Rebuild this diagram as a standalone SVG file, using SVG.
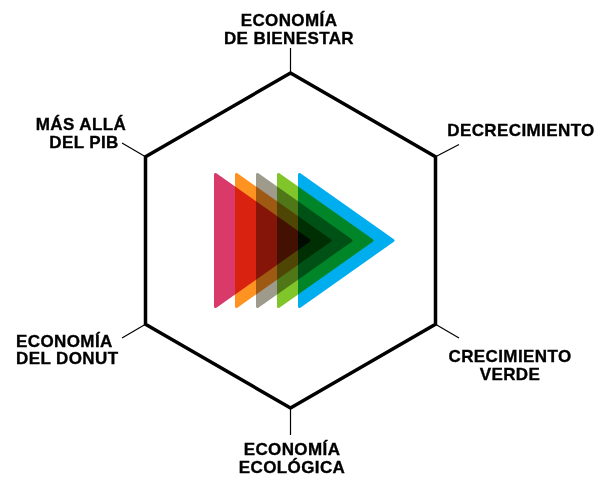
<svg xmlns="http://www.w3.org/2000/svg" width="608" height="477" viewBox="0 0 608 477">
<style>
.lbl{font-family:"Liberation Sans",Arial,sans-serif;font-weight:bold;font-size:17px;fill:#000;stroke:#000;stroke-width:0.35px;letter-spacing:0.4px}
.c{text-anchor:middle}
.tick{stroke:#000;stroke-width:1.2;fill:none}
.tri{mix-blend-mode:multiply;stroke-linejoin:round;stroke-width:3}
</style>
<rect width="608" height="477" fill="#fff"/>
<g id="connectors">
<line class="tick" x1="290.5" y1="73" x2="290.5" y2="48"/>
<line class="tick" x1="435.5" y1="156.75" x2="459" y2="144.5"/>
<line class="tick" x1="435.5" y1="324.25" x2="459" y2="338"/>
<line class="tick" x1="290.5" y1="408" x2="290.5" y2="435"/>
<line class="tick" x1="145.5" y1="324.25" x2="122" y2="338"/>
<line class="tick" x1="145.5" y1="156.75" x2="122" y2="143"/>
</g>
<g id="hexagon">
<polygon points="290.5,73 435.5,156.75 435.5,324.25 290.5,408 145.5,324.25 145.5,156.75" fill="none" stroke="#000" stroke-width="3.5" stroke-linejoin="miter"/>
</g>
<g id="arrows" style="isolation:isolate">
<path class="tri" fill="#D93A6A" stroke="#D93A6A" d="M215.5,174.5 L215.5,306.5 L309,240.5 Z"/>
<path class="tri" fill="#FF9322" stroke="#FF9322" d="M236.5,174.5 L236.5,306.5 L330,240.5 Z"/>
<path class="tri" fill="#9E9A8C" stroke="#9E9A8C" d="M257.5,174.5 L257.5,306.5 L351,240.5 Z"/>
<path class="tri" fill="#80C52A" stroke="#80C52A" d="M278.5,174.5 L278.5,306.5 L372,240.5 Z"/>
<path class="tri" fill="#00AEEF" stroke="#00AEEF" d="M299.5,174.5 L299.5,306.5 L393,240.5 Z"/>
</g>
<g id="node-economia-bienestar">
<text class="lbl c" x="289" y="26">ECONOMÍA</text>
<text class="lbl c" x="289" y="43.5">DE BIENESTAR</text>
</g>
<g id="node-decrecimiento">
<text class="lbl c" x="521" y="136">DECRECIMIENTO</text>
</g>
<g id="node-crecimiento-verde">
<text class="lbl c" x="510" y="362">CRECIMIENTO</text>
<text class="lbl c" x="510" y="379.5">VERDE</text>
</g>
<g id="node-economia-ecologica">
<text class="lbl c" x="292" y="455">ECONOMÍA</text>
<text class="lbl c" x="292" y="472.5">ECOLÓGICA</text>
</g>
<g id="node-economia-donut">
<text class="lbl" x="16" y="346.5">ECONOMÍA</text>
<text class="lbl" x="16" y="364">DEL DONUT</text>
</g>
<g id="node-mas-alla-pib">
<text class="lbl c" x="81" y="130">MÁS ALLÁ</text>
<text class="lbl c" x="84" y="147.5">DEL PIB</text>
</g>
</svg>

- TASK DESCRIPTION -
Copy the listing over exactly, skipping the pictures it holds.

- COMPLETE RESPONSE -
Rebuild this diagram as a standalone SVG file, using SVG.
<svg xmlns="http://www.w3.org/2000/svg" width="608" height="477" viewBox="0 0 608 477">
<style>
.lbl{font-family:"Liberation Sans",Arial,sans-serif;font-weight:bold;font-size:17px;fill:#000;stroke:#000;stroke-width:0.35px;letter-spacing:0.4px}
.c{text-anchor:middle}
.tick{stroke:#000;stroke-width:1.2;fill:none}
.tri{mix-blend-mode:multiply;stroke-linejoin:round;stroke-width:3}
</style>
<rect width="608" height="477" fill="#fff"/>
<g id="connectors">
<line class="tick" x1="290.5" y1="73" x2="290.5" y2="48"/>
<line class="tick" x1="435.5" y1="156.75" x2="459" y2="144.5"/>
<line class="tick" x1="435.5" y1="324.25" x2="459" y2="338"/>
<line class="tick" x1="290.5" y1="408" x2="290.5" y2="435"/>
<line class="tick" x1="145.5" y1="324.25" x2="122" y2="338"/>
<line class="tick" x1="145.5" y1="156.75" x2="122" y2="143"/>
</g>
<g id="hexagon">
<polygon points="290.5,73 435.5,156.75 435.5,324.25 290.5,408 145.5,324.25 145.5,156.75" fill="none" stroke="#000" stroke-width="3.5" stroke-linejoin="miter"/>
</g>
<g id="arrows" style="isolation:isolate">
<path class="tri" fill="#D93A6A" stroke="#D93A6A" d="M215.5,174.5 L215.5,306.5 L309,240.5 Z"/>
<path class="tri" fill="#FF9322" stroke="#FF9322" d="M236.5,174.5 L236.5,306.5 L330,240.5 Z"/>
<path class="tri" fill="#9E9A8C" stroke="#9E9A8C" d="M257.5,174.5 L257.5,306.5 L351,240.5 Z"/>
<path class="tri" fill="#80C52A" stroke="#80C52A" d="M278.5,174.5 L278.5,306.5 L372,240.5 Z"/>
<path class="tri" fill="#00AEEF" stroke="#00AEEF" d="M299.5,174.5 L299.5,306.5 L393,240.5 Z"/>
</g>
<g id="node-economia-bienestar">
<text class="lbl c" x="289" y="26">ECONOMÍA</text>
<text class="lbl c" x="289" y="43.5">DE BIENESTAR</text>
</g>
<g id="node-decrecimiento">
<text class="lbl c" x="521" y="136">DECRECIMIENTO</text>
</g>
<g id="node-crecimiento-verde">
<text class="lbl c" x="510" y="362">CRECIMIENTO</text>
<text class="lbl c" x="510" y="379.5">VERDE</text>
</g>
<g id="node-economia-ecologica">
<text class="lbl c" x="292" y="455">ECONOMÍA</text>
<text class="lbl c" x="292" y="472.5">ECOLÓGICA</text>
</g>
<g id="node-economia-donut">
<text class="lbl" x="16" y="346.5">ECONOMÍA</text>
<text class="lbl" x="16" y="364">DEL DONUT</text>
</g>
<g id="node-mas-alla-pib">
<text class="lbl c" x="81" y="130">MÁS ALLÁ</text>
<text class="lbl c" x="84" y="147.5">DEL PIB</text>
</g>
</svg>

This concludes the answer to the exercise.